Real-World Applications

TCP load balancers are widely used in various production environments. For instance, in a large-scale web application, a TCP load balancer might sit in front of a cluster of web servers (e.g., Nginx, Apache) to distribute incoming user requests. It’s also commonly used for:

  • Database Clusters: Distributing connections to read replicas for improved query performance and availability.
  • Gaming Servers: Managing high volumes of persistent connections for online games.
  • API Gateways: Fronting microservices to distribute traffic to various backend services.
  • Message Brokers: Ensuring high availability for systems like Kafka or RabbitMQ.

Using algorithms like weighted least connections allows administrators to account for different server capacities, and robust TCP health checks ensure continuous uptime, even during server failures or maintenance.

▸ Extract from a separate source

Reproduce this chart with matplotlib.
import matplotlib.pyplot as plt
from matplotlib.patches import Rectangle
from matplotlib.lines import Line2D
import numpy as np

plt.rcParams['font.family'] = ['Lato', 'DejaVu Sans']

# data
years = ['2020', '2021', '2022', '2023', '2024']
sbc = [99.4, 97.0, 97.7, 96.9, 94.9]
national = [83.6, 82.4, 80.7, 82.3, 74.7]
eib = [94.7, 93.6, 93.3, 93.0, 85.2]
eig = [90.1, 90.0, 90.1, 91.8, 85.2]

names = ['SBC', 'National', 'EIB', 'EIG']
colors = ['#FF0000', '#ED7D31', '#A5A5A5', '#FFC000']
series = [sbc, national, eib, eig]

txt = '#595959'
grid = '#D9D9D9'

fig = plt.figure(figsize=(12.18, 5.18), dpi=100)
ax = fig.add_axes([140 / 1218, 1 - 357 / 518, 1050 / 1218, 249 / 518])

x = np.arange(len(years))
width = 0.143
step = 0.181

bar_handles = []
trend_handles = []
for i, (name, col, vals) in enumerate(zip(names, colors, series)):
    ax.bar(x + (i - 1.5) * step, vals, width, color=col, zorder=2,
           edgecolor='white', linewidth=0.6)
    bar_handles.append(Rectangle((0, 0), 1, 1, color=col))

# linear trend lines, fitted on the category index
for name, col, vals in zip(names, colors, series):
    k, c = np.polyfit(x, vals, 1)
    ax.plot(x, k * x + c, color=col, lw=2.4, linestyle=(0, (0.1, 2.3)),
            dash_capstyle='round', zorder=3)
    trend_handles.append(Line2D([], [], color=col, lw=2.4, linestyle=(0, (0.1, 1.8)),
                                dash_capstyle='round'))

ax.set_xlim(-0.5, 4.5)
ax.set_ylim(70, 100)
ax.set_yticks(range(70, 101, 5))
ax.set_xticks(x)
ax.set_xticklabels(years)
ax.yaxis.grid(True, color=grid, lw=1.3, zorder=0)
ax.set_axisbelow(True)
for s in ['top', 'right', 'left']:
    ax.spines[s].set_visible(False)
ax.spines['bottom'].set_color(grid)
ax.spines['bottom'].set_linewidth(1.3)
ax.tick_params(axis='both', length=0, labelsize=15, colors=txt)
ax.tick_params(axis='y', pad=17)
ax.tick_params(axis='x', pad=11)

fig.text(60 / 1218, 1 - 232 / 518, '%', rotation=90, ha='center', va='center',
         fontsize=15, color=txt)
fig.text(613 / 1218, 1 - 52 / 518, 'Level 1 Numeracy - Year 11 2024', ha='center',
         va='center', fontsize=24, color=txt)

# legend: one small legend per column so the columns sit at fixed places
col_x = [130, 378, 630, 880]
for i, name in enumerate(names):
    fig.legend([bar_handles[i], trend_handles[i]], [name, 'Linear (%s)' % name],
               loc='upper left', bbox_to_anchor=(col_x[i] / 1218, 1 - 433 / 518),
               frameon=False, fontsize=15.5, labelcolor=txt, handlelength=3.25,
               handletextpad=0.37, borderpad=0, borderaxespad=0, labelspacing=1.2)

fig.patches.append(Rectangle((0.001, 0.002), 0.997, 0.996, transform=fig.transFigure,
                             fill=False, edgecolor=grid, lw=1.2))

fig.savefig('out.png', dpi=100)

Key Interview Concepts for Developers

For mid-level developers, a strong grasp of TCP load balancing is a valuable skill. Be prepared to discuss the following in an interview:

  • OSI Model Context: Clearly articulate that TCP load balancing operates at Layer 4 (Transport Layer) and contrast it with Layer 7 (Application Layer) load balancing.
  • Session Persistence: Explain how sticky sessions work, why they are essential for stateful applications, and their potential drawbacks (e.g., uneven server load, session loss on server failure).
  • Algorithm Trade-offs: Be ready to compare and contrast algorithms like round-robin, least connections, and weighted least connections, discussing their suitability for different scenarios.
  • Health Check Importance: Describe various health check mechanisms (TCP handshake, HTTP requests, application-specific) and emphasize their critical role in ensuring high availability and fault tolerance.
  • Practical Application: Be ready to provide real-world examples or hypothetical scenarios where TCP load balancing would be implemented, demonstrating your practical understanding.